▶ _EXERCISE TASK_:
Output all the data exactly. Pictures do not belong in the copy.

▶ _DATASET CONTENT_:
= = = =

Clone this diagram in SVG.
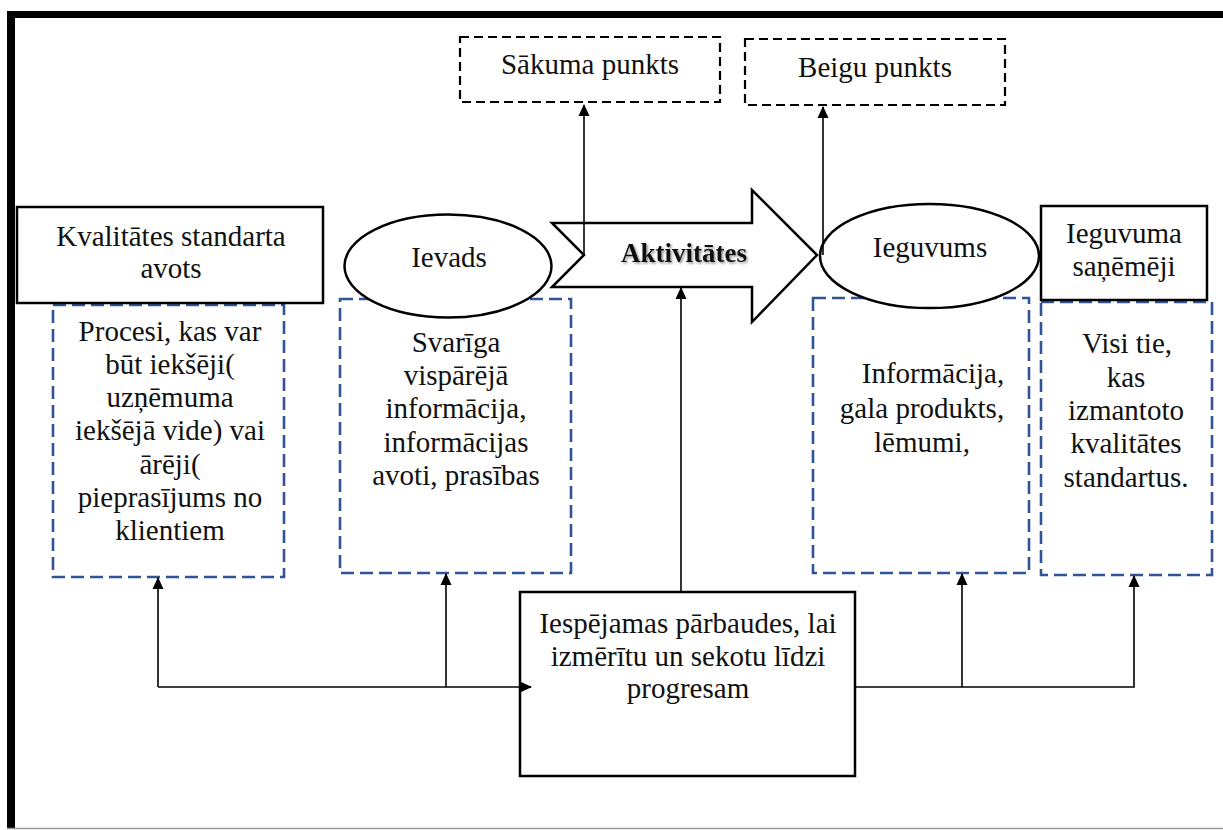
<svg xmlns="http://www.w3.org/2000/svg" width="1223" height="830" viewBox="0 0 1223 830">
<defs>
<style>
.t{font-family:"Liberation Serif","Tinos","Noto Serif","DejaVu Serif",serif;font-size:29px;font-weight:400;fill:#111;text-anchor:middle}
.b{fill:#fff;stroke:#000;stroke-width:2.5}
.dk{fill:none;stroke:#000;stroke-width:2.2;stroke-dasharray:9 5}
.db{fill:none;stroke:#2F5597;stroke-width:2.6;stroke-dasharray:13 6}
.c{fill:none;stroke:#000;stroke-width:1.6}
</style>
<marker id="ah" viewBox="0 0 12 12" refX="11" refY="6" markerWidth="12" markerHeight="12" markerUnits="userSpaceOnUse" orient="auto">
<path d="M0,0.5 L12,6 L0,11.5 Z" fill="#000"/>
</marker>
<filter id="sh" x="-10%" y="-30%" width="130%" height="170%">
<feDropShadow dx="1.5" dy="1.5" stdDeviation="1" flood-color="#777" flood-opacity="0.8"/>
</filter>
</defs>
<rect x="0" y="0" width="1223" height="830" fill="#fff"/>
<g id="frame">
<line x1="7" y1="14.5" x2="1223" y2="14.5" stroke="#000" stroke-width="7"/>
<line x1="11" y1="11" x2="11" y2="828" stroke="#000" stroke-width="8"/>
<line x1="7" y1="828.5" x2="1223" y2="828.5" stroke="#999" stroke-width="1.5"/>
</g>
<g id="box-procesi">
<rect class="db" x="53" y="305" width="231" height="272"/>
<text class="t" x="170" y="341">Procesi, kas var</text>
<text class="t" x="170" y="374">būt iekšēji(</text>
<text class="t" x="170" y="407">uzņēmuma</text>
<text class="t" x="170" y="440">iekšējā vide) vai</text>
<text class="t" x="170" y="474">ārēji(</text>
<text class="t" x="170" y="507">pieprasījums no</text>
<text class="t" x="170" y="540">klientiem</text>
</g>
<g id="box-svariga">
<rect class="db" x="340" y="299" width="231" height="274"/>
<text class="t" x="456" y="352">Svarīga</text>
<text class="t" x="456" y="385">vispārējā</text>
<text class="t" x="456" y="418">informācija,</text>
<text class="t" x="456" y="452">informācijas</text>
<text class="t" x="456" y="485">avoti, prasības</text>
</g>
<g id="box-informacija">
<rect class="db" x="813" y="298" width="216" height="275"/>
<text class="t" x="933" y="383">Informācija,</text>
<text class="t" x="922" y="418">gala produkts,</text>
<text class="t" x="922" y="452">lēmumi,</text>
</g>
<g id="box-visi">
<rect class="db" x="1041" y="302" width="171" height="273"/>
<text class="t" x="1127" y="353">Visi tie,</text>
<text class="t" x="1126" y="387">kas</text>
<text class="t" x="1126" y="420">izmantoto</text>
<text class="t" x="1126" y="453">kvalitātes</text>
<text class="t" x="1126" y="487">standartus.</text>
</g>
<g id="kvalitates">
<rect class="b" x="17" y="207" width="306" height="96"/>
<text class="t" x="171" y="246">Kvalitātes standarta</text>
<text class="t" x="171" y="278">avots</text>
</g>
<g id="ievads">
<ellipse class="b" cx="448" cy="266" rx="103.5" ry="51.5"/>
<text class="t" x="449" y="267">Ievads</text>
</g>
<g id="aktivitates">
<polygon class="b" points="552,223 752,223 752,190 817,255 752,322 752,287 552,287 584,255"/>
<text class="t" x="684" y="262" style="font-weight:bold;font-size:27px" filter="url(#sh)">Aktivitātes</text>
</g>
<g id="ieguvums">
<ellipse class="b" cx="929.5" cy="256" rx="109.5" ry="52"/>
<text class="t" x="930" y="257">Ieguvums</text>
</g>
<g id="sanemeji">
<rect class="b" x="1041" y="206" width="166" height="94"/>
<text class="t" x="1124" y="243">Ieguvuma</text>
<text class="t" x="1124" y="276">saņēmēji</text>
</g>
<g id="sakuma">
<rect class="dk" x="460" y="37" width="260" height="65"/>
<text class="t" x="590" y="74">Sākuma punkts</text>
</g>
<g id="beigu">
<rect class="dk" x="745" y="39" width="260" height="66"/>
<text class="t" x="875" y="77">Beigu punkts</text>
</g>
<g id="parbaudes">
<rect class="b" x="520" y="592" width="335" height="184"/>
<text class="t" x="688" y="633">Iespējamas pārbaudes, lai</text>
<text class="t" x="688" y="666">izmērītu un sekotu līdzi</text>
<text class="t" x="688" y="698">progresam</text>
</g>
<g id="connectors">
<line class="c" x1="584" y1="255" x2="584" y2="105" marker-end="url(#ah)"/>
<line class="c" x1="823" y1="255" x2="823" y2="107" marker-end="url(#ah)"/>
<line class="c" x1="681" y1="592" x2="681" y2="288" marker-end="url(#ah)"/>
<line class="c" x1="158" y1="687" x2="531" y2="687" marker-end="url(#ah)"/>
<line class="c" x1="158" y1="687" x2="158" y2="578" marker-end="url(#ah)"/>
<line class="c" x1="446" y1="687" x2="446" y2="574" marker-end="url(#ah)"/>
<polyline class="c" points="855,687 1134,687 1134,576" marker-end="url(#ah)"/>
<line class="c" x1="962" y1="687" x2="962" y2="574" marker-end="url(#ah)"/>
</g>
</svg>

= = = =

▶ _OUTPUT BELOW_:
Clone this diagram in SVG.
<svg xmlns="http://www.w3.org/2000/svg" width="1223" height="830" viewBox="0 0 1223 830">
<defs>
<style>
.t{font-family:"Liberation Serif","Tinos","Noto Serif","DejaVu Serif",serif;font-size:29px;font-weight:400;fill:#111;text-anchor:middle}
.b{fill:#fff;stroke:#000;stroke-width:2.5}
.dk{fill:none;stroke:#000;stroke-width:2.2;stroke-dasharray:9 5}
.db{fill:none;stroke:#2F5597;stroke-width:2.6;stroke-dasharray:13 6}
.c{fill:none;stroke:#000;stroke-width:1.6}
</style>
<marker id="ah" viewBox="0 0 12 12" refX="11" refY="6" markerWidth="12" markerHeight="12" markerUnits="userSpaceOnUse" orient="auto">
<path d="M0,0.5 L12,6 L0,11.5 Z" fill="#000"/>
</marker>
<filter id="sh" x="-10%" y="-30%" width="130%" height="170%">
<feDropShadow dx="1.5" dy="1.5" stdDeviation="1" flood-color="#777" flood-opacity="0.8"/>
</filter>
</defs>
<rect x="0" y="0" width="1223" height="830" fill="#fff"/>
<g id="frame">
<line x1="7" y1="14.5" x2="1223" y2="14.5" stroke="#000" stroke-width="7"/>
<line x1="11" y1="11" x2="11" y2="828" stroke="#000" stroke-width="8"/>
<line x1="7" y1="828.5" x2="1223" y2="828.5" stroke="#999" stroke-width="1.5"/>
</g>
<g id="box-procesi">
<rect class="db" x="53" y="305" width="231" height="272"/>
<text class="t" x="170" y="341">Procesi, kas var</text>
<text class="t" x="170" y="374">būt iekšēji(</text>
<text class="t" x="170" y="407">uzņēmuma</text>
<text class="t" x="170" y="440">iekšējā vide) vai</text>
<text class="t" x="170" y="474">ārēji(</text>
<text class="t" x="170" y="507">pieprasījums no</text>
<text class="t" x="170" y="540">klientiem</text>
</g>
<g id="box-svariga">
<rect class="db" x="340" y="299" width="231" height="274"/>
<text class="t" x="456" y="352">Svarīga</text>
<text class="t" x="456" y="385">vispārējā</text>
<text class="t" x="456" y="418">informācija,</text>
<text class="t" x="456" y="452">informācijas</text>
<text class="t" x="456" y="485">avoti, prasības</text>
</g>
<g id="box-informacija">
<rect class="db" x="813" y="298" width="216" height="275"/>
<text class="t" x="933" y="383">Informācija,</text>
<text class="t" x="922" y="418">gala produkts,</text>
<text class="t" x="922" y="452">lēmumi,</text>
</g>
<g id="box-visi">
<rect class="db" x="1041" y="302" width="171" height="273"/>
<text class="t" x="1127" y="353">Visi tie,</text>
<text class="t" x="1126" y="387">kas</text>
<text class="t" x="1126" y="420">izmantoto</text>
<text class="t" x="1126" y="453">kvalitātes</text>
<text class="t" x="1126" y="487">standartus.</text>
</g>
<g id="kvalitates">
<rect class="b" x="17" y="207" width="306" height="96"/>
<text class="t" x="171" y="246">Kvalitātes standarta</text>
<text class="t" x="171" y="278">avots</text>
</g>
<g id="ievads">
<ellipse class="b" cx="448" cy="266" rx="103.5" ry="51.5"/>
<text class="t" x="449" y="267">Ievads</text>
</g>
<g id="aktivitates">
<polygon class="b" points="552,223 752,223 752,190 817,255 752,322 752,287 552,287 584,255"/>
<text class="t" x="684" y="262" style="font-weight:bold;font-size:27px" filter="url(#sh)">Aktivitātes</text>
</g>
<g id="ieguvums">
<ellipse class="b" cx="929.5" cy="256" rx="109.5" ry="52"/>
<text class="t" x="930" y="257">Ieguvums</text>
</g>
<g id="sanemeji">
<rect class="b" x="1041" y="206" width="166" height="94"/>
<text class="t" x="1124" y="243">Ieguvuma</text>
<text class="t" x="1124" y="276">saņēmēji</text>
</g>
<g id="sakuma">
<rect class="dk" x="460" y="37" width="260" height="65"/>
<text class="t" x="590" y="74">Sākuma punkts</text>
</g>
<g id="beigu">
<rect class="dk" x="745" y="39" width="260" height="66"/>
<text class="t" x="875" y="77">Beigu punkts</text>
</g>
<g id="parbaudes">
<rect class="b" x="520" y="592" width="335" height="184"/>
<text class="t" x="688" y="633">Iespējamas pārbaudes, lai</text>
<text class="t" x="688" y="666">izmērītu un sekotu līdzi</text>
<text class="t" x="688" y="698">progresam</text>
</g>
<g id="connectors">
<line class="c" x1="584" y1="255" x2="584" y2="105" marker-end="url(#ah)"/>
<line class="c" x1="823" y1="255" x2="823" y2="107" marker-end="url(#ah)"/>
<line class="c" x1="681" y1="592" x2="681" y2="288" marker-end="url(#ah)"/>
<line class="c" x1="158" y1="687" x2="531" y2="687" marker-end="url(#ah)"/>
<line class="c" x1="158" y1="687" x2="158" y2="578" marker-end="url(#ah)"/>
<line class="c" x1="446" y1="687" x2="446" y2="574" marker-end="url(#ah)"/>
<polyline class="c" points="855,687 1134,687 1134,576" marker-end="url(#ah)"/>
<line class="c" x1="962" y1="687" x2="962" y2="574" marker-end="url(#ah)"/>
</g>
</svg>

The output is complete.